THE TASK:
Find the word "chart" in the records below. List each line containing it.

Lines of data:
= = = =
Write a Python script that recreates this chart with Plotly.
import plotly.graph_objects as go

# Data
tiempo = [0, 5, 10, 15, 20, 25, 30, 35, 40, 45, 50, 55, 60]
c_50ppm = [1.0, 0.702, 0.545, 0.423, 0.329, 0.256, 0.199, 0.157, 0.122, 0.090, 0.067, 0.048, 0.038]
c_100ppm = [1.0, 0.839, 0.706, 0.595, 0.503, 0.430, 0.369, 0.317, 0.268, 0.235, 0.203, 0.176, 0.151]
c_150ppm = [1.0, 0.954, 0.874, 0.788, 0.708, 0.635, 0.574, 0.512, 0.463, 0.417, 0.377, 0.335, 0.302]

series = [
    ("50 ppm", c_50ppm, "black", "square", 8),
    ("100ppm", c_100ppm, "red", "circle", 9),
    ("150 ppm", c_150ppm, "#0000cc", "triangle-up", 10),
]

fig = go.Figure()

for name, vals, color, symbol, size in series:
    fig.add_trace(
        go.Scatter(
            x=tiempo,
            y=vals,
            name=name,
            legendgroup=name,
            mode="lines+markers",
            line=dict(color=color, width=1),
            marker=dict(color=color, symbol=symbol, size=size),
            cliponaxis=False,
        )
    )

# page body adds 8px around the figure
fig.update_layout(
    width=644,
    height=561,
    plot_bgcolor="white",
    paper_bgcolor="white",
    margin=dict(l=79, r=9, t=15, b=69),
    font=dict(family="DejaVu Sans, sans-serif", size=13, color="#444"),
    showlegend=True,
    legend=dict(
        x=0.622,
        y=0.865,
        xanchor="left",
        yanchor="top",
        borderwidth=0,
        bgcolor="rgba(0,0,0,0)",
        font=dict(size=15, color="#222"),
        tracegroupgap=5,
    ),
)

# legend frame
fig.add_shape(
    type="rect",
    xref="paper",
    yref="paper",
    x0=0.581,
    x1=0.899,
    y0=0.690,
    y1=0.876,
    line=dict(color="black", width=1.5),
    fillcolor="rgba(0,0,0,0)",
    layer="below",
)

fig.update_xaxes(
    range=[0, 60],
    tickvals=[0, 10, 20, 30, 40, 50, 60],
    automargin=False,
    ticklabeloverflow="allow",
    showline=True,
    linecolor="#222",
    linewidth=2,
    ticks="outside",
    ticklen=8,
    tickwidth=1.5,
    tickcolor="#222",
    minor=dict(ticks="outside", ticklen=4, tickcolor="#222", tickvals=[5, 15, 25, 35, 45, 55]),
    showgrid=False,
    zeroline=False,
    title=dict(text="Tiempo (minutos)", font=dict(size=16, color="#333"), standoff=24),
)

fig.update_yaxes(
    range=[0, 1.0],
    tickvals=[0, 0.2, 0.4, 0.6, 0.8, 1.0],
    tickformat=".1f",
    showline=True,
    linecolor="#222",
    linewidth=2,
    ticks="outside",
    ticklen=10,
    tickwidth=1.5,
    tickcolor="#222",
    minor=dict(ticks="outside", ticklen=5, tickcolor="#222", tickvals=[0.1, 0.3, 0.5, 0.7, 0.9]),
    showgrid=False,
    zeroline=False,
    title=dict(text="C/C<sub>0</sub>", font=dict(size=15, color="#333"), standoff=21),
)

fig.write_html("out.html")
= = = =
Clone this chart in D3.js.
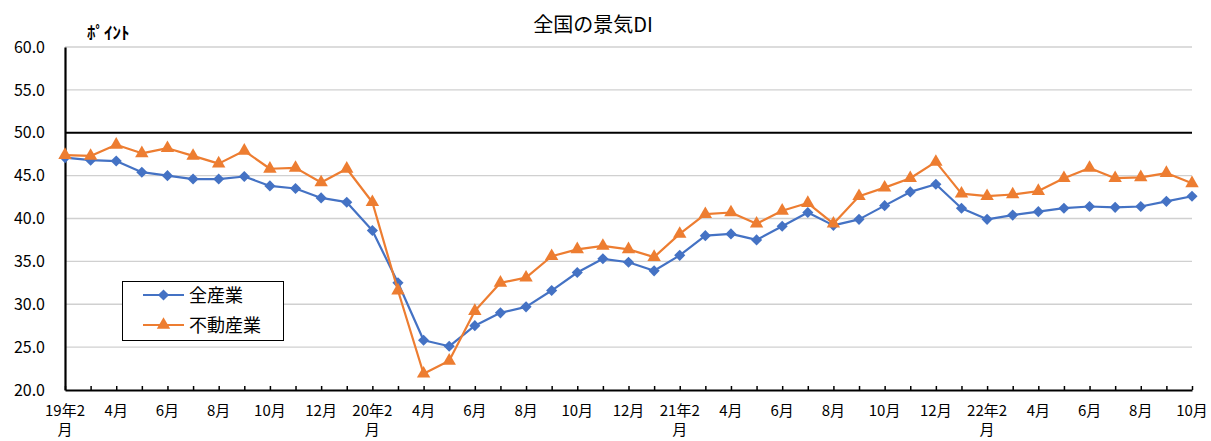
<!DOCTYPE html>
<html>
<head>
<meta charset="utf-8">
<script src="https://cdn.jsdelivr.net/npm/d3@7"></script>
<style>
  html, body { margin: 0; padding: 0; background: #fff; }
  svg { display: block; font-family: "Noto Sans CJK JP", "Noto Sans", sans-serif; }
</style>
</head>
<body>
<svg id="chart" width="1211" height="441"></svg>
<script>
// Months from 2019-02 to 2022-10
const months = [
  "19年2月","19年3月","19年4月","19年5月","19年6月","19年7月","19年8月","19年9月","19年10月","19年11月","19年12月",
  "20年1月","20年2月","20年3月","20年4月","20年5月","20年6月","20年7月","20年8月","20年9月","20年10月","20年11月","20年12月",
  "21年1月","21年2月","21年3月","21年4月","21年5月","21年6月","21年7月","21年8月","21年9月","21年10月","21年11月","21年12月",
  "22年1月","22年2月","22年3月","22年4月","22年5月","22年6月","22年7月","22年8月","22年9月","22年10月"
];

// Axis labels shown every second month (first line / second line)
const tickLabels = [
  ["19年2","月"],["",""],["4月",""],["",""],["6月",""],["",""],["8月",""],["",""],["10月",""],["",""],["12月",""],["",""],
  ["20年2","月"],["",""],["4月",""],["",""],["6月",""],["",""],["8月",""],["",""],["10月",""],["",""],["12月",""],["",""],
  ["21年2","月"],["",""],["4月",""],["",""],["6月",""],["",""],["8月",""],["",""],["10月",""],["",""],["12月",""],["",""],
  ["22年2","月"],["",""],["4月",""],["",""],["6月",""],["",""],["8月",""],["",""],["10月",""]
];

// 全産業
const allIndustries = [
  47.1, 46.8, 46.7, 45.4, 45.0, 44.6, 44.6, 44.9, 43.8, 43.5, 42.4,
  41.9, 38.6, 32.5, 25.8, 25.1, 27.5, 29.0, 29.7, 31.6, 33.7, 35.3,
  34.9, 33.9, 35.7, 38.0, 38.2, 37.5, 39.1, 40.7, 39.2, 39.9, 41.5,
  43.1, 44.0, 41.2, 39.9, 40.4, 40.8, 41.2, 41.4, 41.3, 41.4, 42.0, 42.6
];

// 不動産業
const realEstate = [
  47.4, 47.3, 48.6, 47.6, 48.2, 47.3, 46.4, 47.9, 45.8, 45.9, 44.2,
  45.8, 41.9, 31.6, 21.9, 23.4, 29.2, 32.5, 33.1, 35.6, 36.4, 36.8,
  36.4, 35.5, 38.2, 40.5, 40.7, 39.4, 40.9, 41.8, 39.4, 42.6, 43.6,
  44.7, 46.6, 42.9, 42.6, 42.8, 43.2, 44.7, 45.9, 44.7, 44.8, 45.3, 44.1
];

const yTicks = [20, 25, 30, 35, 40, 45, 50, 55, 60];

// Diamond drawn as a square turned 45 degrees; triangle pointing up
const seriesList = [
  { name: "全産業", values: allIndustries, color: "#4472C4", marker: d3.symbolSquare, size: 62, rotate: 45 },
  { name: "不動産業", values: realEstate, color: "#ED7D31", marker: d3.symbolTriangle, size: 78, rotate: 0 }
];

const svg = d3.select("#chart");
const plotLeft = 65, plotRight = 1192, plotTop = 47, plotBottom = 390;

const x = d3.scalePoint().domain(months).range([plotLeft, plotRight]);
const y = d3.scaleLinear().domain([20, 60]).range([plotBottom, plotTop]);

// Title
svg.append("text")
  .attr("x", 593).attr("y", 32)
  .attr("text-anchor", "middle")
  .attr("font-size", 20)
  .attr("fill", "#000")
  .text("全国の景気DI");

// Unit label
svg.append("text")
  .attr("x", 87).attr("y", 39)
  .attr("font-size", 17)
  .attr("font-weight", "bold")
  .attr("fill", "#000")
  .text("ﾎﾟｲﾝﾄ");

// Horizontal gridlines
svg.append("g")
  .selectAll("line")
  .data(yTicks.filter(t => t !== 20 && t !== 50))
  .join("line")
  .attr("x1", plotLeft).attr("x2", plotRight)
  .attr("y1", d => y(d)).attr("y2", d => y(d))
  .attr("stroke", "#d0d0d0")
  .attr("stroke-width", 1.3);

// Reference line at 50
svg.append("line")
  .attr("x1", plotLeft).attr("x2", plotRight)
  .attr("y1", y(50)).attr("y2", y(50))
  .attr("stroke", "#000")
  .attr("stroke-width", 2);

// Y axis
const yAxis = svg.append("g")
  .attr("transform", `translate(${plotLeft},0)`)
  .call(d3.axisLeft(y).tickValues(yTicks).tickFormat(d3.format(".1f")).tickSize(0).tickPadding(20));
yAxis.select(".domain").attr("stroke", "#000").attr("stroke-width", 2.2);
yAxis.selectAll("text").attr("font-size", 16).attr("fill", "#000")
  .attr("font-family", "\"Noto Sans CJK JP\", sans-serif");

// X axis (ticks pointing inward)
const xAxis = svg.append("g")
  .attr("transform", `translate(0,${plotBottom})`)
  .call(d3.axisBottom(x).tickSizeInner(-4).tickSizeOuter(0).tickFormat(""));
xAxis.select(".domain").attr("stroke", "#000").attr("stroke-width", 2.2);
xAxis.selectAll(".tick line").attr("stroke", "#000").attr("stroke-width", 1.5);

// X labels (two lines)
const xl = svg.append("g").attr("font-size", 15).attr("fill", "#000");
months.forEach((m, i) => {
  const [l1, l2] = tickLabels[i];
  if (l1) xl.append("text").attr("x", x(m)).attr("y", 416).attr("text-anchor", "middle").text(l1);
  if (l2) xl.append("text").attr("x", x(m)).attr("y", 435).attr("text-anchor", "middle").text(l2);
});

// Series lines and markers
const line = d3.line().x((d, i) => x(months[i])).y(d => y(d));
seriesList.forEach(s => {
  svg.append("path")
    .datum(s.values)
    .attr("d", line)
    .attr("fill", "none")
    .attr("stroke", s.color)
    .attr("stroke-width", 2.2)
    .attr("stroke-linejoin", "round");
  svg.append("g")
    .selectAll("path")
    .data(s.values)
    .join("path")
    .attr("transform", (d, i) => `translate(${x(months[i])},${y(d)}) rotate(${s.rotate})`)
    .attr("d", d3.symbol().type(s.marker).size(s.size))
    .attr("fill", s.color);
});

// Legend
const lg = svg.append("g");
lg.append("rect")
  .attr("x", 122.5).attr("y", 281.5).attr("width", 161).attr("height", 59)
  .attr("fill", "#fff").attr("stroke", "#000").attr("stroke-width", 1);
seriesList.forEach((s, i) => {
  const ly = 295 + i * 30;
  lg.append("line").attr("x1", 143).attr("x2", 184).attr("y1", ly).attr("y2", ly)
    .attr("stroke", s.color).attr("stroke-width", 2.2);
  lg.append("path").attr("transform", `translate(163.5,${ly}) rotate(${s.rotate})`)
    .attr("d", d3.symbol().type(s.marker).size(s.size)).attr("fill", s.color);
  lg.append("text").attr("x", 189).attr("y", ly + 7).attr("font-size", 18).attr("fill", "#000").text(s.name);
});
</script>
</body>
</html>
= = = =
SOLUTION:
Write a Python script that recreates this chart with Plotly.
Clone this chart in D3.js.
<svg id="chart" width="1211" height="441"></svg>
const svg = d3.select("#chart");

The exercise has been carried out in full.